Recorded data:
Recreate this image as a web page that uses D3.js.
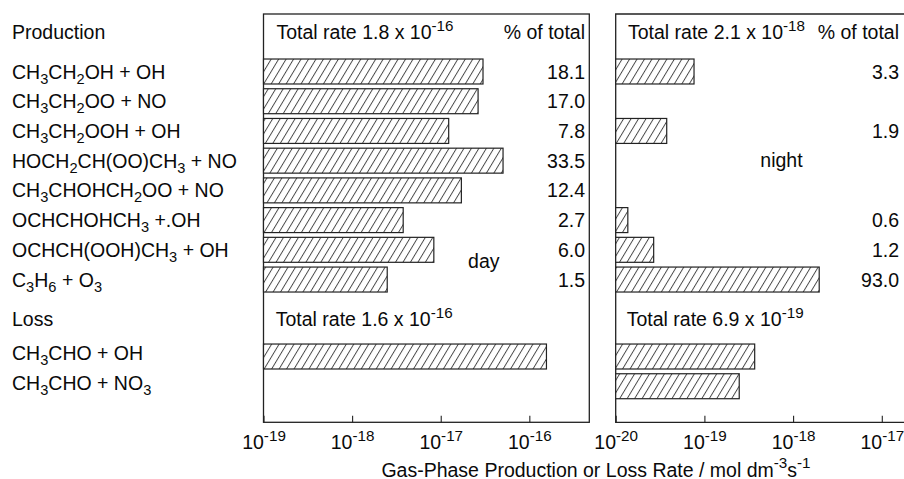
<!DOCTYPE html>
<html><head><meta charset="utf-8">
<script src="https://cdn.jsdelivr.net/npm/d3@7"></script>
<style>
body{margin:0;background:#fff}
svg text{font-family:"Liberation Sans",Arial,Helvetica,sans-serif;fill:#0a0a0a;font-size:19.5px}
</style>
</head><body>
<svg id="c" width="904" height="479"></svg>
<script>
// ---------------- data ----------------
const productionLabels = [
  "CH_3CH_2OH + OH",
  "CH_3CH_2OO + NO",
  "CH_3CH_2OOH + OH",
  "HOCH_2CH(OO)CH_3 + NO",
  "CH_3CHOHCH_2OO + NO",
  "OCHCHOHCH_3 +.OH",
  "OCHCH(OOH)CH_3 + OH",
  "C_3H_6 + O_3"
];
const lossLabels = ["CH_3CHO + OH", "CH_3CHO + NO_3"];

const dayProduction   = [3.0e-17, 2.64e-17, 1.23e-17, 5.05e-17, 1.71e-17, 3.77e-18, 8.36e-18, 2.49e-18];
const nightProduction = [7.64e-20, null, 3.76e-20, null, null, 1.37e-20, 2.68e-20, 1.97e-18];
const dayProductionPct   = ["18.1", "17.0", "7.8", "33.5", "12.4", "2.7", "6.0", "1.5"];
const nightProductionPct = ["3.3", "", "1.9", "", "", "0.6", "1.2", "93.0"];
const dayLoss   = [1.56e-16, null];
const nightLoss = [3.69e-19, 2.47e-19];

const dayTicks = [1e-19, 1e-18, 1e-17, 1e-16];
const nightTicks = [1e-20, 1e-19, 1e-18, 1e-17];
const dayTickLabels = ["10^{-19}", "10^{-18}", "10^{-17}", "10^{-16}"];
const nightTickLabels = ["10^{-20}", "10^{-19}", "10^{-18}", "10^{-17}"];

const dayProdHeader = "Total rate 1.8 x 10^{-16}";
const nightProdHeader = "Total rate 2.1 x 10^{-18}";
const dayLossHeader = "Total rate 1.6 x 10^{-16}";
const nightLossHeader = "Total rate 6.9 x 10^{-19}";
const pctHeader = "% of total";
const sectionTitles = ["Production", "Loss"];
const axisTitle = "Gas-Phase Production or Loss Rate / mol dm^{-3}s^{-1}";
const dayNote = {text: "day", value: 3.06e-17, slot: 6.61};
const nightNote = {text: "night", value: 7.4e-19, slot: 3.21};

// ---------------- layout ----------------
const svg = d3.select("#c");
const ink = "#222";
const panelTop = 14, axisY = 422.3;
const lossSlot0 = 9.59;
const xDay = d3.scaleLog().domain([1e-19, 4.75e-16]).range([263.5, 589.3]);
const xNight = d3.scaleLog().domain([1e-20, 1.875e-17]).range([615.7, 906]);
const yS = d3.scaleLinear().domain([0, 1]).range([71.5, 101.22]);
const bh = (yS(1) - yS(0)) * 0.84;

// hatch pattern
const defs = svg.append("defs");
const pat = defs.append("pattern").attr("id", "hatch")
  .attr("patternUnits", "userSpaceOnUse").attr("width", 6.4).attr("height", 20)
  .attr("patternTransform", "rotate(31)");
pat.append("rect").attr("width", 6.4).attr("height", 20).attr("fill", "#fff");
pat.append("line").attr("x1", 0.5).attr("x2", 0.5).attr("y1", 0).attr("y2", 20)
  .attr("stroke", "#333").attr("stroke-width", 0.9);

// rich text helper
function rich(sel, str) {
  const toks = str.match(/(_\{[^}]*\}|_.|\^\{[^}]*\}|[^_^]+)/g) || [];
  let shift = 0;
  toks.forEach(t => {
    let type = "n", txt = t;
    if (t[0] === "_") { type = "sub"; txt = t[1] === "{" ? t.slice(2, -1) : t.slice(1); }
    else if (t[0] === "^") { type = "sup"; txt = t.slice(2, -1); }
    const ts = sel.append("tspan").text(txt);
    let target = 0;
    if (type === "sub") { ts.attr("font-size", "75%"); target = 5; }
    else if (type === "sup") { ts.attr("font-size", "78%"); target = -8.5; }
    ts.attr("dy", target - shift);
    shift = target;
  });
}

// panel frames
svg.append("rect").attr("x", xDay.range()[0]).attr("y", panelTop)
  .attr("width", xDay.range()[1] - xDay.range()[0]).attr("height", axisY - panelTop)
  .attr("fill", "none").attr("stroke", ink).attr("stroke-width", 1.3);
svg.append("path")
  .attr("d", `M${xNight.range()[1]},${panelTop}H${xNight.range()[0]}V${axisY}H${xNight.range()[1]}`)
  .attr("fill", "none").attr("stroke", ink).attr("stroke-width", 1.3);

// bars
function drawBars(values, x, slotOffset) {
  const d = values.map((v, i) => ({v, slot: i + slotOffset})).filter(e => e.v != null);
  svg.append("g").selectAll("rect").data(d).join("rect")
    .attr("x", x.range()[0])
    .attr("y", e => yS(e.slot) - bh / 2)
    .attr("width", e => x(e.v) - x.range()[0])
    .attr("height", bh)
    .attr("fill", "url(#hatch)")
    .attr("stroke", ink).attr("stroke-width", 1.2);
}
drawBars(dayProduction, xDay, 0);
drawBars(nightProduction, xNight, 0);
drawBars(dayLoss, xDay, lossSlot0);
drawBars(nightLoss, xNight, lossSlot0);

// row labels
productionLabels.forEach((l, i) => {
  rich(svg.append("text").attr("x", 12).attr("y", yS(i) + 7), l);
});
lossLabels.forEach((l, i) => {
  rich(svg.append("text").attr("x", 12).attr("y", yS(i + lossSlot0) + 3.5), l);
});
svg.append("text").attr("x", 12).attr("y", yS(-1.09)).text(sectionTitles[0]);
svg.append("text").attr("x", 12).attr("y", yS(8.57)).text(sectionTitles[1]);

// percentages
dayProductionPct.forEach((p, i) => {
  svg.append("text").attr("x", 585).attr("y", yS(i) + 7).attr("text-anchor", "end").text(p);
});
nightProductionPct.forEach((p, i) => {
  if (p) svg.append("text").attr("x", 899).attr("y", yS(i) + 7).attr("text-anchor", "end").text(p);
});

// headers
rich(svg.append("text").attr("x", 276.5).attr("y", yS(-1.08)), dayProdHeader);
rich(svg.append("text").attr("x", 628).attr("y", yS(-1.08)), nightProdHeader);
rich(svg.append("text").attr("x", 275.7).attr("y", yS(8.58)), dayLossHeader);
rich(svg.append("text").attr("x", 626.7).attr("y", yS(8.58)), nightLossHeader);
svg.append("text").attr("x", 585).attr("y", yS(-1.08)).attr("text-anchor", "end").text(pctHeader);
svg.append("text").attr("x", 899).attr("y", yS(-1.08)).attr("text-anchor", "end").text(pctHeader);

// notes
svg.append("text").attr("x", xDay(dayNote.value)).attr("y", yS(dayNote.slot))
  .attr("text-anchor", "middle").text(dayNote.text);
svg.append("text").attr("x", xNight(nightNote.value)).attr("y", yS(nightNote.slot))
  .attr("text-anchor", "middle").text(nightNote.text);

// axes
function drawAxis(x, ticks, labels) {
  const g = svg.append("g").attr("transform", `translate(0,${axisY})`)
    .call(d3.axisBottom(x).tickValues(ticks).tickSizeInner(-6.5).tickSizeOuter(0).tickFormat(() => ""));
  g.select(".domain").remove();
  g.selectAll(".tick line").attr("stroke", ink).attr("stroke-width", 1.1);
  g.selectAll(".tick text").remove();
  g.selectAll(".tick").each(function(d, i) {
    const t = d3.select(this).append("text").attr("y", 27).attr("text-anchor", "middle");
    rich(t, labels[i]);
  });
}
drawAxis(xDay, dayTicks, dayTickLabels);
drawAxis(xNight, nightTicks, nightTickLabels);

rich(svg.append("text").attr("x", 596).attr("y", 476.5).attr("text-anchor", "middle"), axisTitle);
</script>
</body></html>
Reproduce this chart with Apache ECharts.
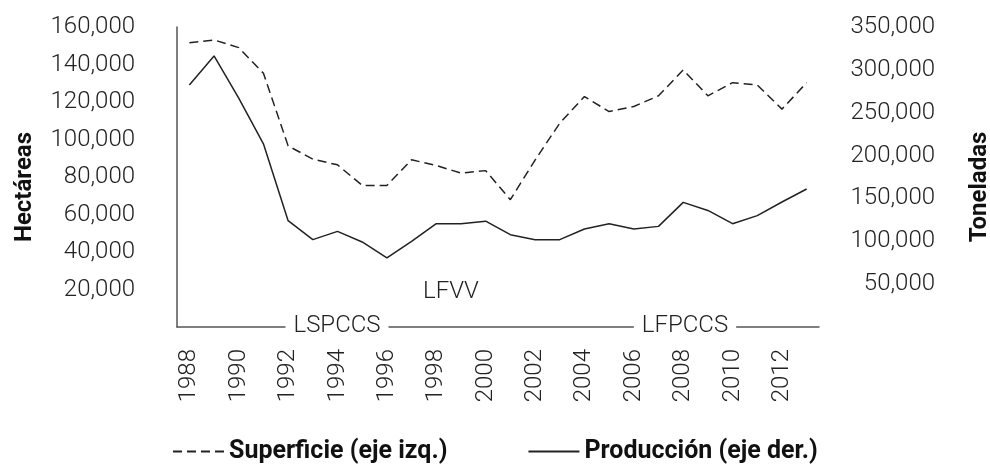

CHALLENGE:
Extract all lines of the records above that include "this".

FINAL ANSWER:
Recreate this image as a web page that uses D3.js.
    const t = d3.select(this).append("text").attr("y", 27).attr("text-anchor", "middle");
Reproduce this chart with Apache ECharts.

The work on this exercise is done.